- _INFORMATION PROVIDED_
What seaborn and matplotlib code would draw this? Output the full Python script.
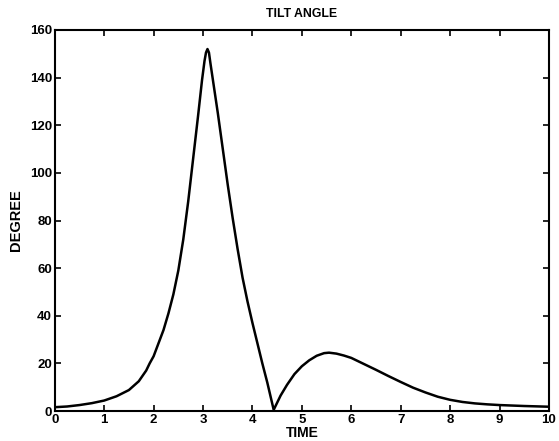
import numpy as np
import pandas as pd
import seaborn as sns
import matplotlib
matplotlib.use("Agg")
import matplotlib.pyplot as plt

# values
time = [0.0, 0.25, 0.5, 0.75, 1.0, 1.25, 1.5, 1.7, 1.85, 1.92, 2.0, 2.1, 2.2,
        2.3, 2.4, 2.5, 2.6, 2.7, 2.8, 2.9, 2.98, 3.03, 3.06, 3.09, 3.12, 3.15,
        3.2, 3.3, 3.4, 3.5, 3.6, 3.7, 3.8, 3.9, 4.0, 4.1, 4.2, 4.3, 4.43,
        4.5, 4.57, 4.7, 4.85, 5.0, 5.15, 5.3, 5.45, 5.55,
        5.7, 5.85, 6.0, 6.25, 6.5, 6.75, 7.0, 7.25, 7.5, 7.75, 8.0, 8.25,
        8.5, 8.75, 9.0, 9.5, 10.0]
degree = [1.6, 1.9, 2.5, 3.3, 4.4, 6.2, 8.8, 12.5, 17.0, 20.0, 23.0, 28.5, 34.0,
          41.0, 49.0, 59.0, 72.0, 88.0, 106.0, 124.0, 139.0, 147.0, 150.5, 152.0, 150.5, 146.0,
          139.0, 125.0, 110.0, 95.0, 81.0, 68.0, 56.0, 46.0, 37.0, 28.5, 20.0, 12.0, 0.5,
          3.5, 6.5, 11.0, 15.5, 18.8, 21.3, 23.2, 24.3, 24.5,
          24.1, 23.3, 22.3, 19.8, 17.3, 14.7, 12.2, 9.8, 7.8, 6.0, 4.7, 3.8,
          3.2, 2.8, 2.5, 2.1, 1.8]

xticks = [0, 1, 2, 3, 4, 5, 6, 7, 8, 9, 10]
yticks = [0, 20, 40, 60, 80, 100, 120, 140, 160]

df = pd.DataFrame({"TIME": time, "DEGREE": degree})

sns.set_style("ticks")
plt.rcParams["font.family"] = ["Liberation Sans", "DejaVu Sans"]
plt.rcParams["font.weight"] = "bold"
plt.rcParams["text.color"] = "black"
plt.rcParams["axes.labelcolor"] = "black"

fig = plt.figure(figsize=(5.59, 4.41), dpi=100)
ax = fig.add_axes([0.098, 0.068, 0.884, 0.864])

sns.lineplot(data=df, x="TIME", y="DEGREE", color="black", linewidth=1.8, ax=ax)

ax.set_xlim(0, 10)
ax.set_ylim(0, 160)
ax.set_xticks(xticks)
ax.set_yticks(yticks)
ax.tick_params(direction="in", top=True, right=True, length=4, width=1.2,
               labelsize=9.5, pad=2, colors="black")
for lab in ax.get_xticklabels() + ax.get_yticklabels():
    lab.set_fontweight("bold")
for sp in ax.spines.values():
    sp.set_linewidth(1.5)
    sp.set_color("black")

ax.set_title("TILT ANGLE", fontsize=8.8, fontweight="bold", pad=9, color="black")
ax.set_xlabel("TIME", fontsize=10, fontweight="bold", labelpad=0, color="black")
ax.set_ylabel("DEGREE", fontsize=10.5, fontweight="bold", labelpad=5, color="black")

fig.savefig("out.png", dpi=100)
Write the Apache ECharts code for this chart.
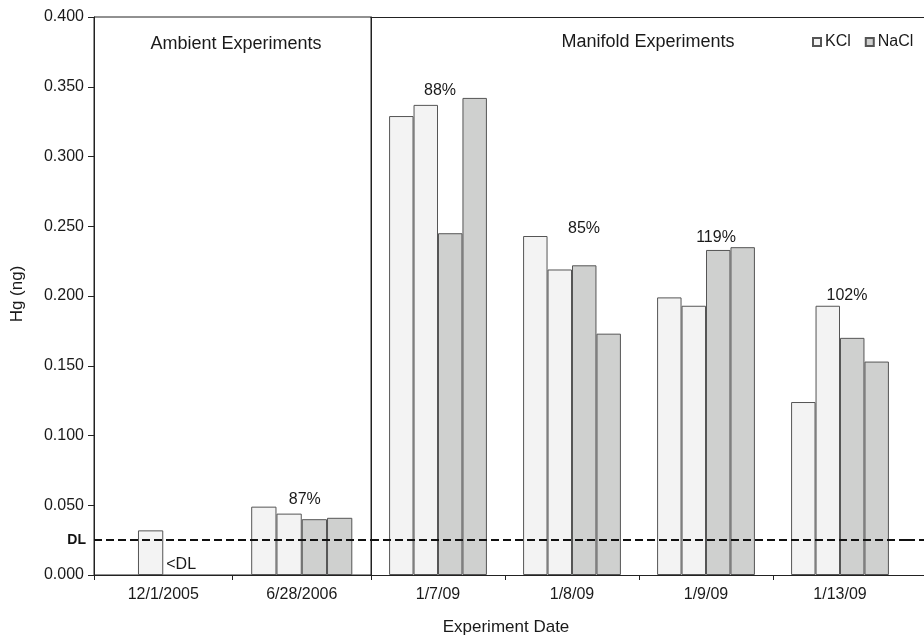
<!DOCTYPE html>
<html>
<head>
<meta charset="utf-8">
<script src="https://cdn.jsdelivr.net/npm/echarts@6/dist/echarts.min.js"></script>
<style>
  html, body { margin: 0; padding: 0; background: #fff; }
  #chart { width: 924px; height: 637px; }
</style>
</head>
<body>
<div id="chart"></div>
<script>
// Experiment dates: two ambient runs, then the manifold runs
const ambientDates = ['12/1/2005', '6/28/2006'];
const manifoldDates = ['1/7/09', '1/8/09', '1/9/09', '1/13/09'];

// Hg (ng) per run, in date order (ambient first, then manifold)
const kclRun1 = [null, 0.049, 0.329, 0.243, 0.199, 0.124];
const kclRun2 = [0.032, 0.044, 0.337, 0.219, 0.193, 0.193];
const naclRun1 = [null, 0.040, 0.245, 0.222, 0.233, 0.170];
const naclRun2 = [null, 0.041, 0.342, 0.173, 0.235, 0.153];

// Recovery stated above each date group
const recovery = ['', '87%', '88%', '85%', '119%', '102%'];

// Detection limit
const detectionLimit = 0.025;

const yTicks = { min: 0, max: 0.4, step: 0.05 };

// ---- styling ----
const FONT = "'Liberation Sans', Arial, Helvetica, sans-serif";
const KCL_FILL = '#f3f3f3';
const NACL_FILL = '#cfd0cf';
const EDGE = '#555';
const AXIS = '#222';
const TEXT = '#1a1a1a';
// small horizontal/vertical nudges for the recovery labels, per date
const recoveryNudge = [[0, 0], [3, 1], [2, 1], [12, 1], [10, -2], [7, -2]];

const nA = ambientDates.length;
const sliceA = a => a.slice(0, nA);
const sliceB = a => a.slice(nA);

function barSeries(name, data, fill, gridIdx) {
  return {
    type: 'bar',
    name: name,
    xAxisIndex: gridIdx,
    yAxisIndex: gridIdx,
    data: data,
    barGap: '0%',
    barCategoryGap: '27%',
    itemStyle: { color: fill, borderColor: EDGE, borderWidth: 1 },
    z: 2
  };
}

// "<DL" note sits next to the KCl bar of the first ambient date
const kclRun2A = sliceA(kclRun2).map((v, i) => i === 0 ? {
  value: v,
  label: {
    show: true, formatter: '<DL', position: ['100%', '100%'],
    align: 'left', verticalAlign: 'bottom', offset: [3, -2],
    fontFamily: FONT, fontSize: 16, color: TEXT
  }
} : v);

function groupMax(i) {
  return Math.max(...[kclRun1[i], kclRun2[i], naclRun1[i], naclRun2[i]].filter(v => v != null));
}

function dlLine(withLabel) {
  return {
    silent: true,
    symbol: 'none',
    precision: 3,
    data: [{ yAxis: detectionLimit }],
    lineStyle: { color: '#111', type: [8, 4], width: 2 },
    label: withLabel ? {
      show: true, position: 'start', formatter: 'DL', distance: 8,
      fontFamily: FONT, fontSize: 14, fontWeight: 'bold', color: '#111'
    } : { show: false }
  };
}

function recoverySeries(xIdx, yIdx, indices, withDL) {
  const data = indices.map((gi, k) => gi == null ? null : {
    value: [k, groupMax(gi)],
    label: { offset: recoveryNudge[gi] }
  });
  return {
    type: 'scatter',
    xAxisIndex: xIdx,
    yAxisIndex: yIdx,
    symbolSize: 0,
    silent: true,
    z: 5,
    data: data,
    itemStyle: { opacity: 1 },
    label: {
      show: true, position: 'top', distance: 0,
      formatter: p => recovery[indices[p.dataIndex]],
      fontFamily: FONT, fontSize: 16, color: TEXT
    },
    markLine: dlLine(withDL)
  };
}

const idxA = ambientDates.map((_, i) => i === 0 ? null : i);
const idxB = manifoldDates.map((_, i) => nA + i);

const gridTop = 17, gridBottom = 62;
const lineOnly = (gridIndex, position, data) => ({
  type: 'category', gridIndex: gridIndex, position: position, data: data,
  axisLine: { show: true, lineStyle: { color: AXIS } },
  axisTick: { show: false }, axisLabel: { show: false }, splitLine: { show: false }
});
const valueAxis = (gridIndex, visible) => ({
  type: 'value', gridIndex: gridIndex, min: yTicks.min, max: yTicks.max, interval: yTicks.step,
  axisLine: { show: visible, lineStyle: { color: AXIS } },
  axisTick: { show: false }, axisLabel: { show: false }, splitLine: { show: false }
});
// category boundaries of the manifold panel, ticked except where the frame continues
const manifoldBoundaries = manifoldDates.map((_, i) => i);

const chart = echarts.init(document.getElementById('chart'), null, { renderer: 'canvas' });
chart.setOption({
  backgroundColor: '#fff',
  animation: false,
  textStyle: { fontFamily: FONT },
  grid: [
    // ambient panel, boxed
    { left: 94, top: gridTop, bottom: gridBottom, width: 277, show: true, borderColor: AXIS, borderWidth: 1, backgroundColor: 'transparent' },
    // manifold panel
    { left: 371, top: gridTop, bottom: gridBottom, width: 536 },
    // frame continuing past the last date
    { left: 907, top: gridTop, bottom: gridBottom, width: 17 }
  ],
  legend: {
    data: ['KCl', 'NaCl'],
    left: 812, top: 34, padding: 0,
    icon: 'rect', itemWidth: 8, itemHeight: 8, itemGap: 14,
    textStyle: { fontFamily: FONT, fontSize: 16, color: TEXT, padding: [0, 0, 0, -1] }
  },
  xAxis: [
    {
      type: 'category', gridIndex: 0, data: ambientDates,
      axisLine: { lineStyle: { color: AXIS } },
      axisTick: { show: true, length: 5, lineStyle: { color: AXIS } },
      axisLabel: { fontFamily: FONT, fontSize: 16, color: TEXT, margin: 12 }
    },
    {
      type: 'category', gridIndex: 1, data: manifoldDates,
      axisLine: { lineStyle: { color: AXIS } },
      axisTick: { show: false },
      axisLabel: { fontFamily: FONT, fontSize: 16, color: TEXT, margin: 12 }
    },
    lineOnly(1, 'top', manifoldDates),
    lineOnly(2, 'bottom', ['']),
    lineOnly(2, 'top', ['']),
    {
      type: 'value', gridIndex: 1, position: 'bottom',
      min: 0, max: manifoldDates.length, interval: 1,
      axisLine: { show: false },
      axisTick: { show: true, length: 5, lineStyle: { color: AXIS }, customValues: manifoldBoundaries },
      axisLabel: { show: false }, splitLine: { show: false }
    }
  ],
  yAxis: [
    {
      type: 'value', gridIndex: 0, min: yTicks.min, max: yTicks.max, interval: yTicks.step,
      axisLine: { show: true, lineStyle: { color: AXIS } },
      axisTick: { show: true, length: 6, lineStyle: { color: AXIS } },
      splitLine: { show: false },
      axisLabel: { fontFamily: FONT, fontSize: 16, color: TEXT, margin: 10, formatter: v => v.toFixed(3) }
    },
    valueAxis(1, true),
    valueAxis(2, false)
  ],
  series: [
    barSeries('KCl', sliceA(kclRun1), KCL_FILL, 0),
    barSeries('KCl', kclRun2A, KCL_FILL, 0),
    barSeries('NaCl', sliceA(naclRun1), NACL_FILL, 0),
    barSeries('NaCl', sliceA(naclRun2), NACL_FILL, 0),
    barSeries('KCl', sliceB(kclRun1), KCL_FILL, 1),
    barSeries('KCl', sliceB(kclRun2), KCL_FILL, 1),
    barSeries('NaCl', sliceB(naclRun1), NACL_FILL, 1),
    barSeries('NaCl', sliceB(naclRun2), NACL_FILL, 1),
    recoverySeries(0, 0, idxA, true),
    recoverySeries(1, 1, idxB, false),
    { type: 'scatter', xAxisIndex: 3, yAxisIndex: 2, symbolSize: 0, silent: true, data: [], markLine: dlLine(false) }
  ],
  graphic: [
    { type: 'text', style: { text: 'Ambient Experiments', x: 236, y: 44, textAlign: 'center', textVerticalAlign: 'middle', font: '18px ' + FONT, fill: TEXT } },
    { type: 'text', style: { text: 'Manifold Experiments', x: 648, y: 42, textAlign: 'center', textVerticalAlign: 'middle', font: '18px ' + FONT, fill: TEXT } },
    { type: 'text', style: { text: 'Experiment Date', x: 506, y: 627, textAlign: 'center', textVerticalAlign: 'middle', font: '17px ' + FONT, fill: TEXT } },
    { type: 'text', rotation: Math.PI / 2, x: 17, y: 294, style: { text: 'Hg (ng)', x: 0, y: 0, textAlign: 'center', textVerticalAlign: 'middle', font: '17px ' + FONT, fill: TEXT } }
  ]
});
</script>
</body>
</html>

- _THE EXERCISE_
Take the records from their first line through the line containing "3.2, 2.8, 2.5, 2.1, 1.8]" and please return exactly those lines, both ends included, minus the pictures.

- _TASK RESPONSE_
What seaborn and matplotlib code would draw this? Output the full Python script.
import numpy as np
import pandas as pd
import seaborn as sns
import matplotlib
matplotlib.use("Agg")
import matplotlib.pyplot as plt

# values
time = [0.0, 0.25, 0.5, 0.75, 1.0, 1.25, 1.5, 1.7, 1.85, 1.92, 2.0, 2.1, 2.2,
        2.3, 2.4, 2.5, 2.6, 2.7, 2.8, 2.9, 2.98, 3.03, 3.06, 3.09, 3.12, 3.15,
        3.2, 3.3, 3.4, 3.5, 3.6, 3.7, 3.8, 3.9, 4.0, 4.1, 4.2, 4.3, 4.43,
        4.5, 4.57, 4.7, 4.85, 5.0, 5.15, 5.3, 5.45, 5.55,
        5.7, 5.85, 6.0, 6.25, 6.5, 6.75, 7.0, 7.25, 7.5, 7.75, 8.0, 8.25,
        8.5, 8.75, 9.0, 9.5, 10.0]
degree = [1.6, 1.9, 2.5, 3.3, 4.4, 6.2, 8.8, 12.5, 17.0, 20.0, 23.0, 28.5, 34.0,
          41.0, 49.0, 59.0, 72.0, 88.0, 106.0, 124.0, 139.0, 147.0, 150.5, 152.0, 150.5, 146.0,
          139.0, 125.0, 110.0, 95.0, 81.0, 68.0, 56.0, 46.0, 37.0, 28.5, 20.0, 12.0, 0.5,
          3.5, 6.5, 11.0, 15.5, 18.8, 21.3, 23.2, 24.3, 24.5,
          24.1, 23.3, 22.3, 19.8, 17.3, 14.7, 12.2, 9.8, 7.8, 6.0, 4.7, 3.8,
          3.2, 2.8, 2.5, 2.1, 1.8]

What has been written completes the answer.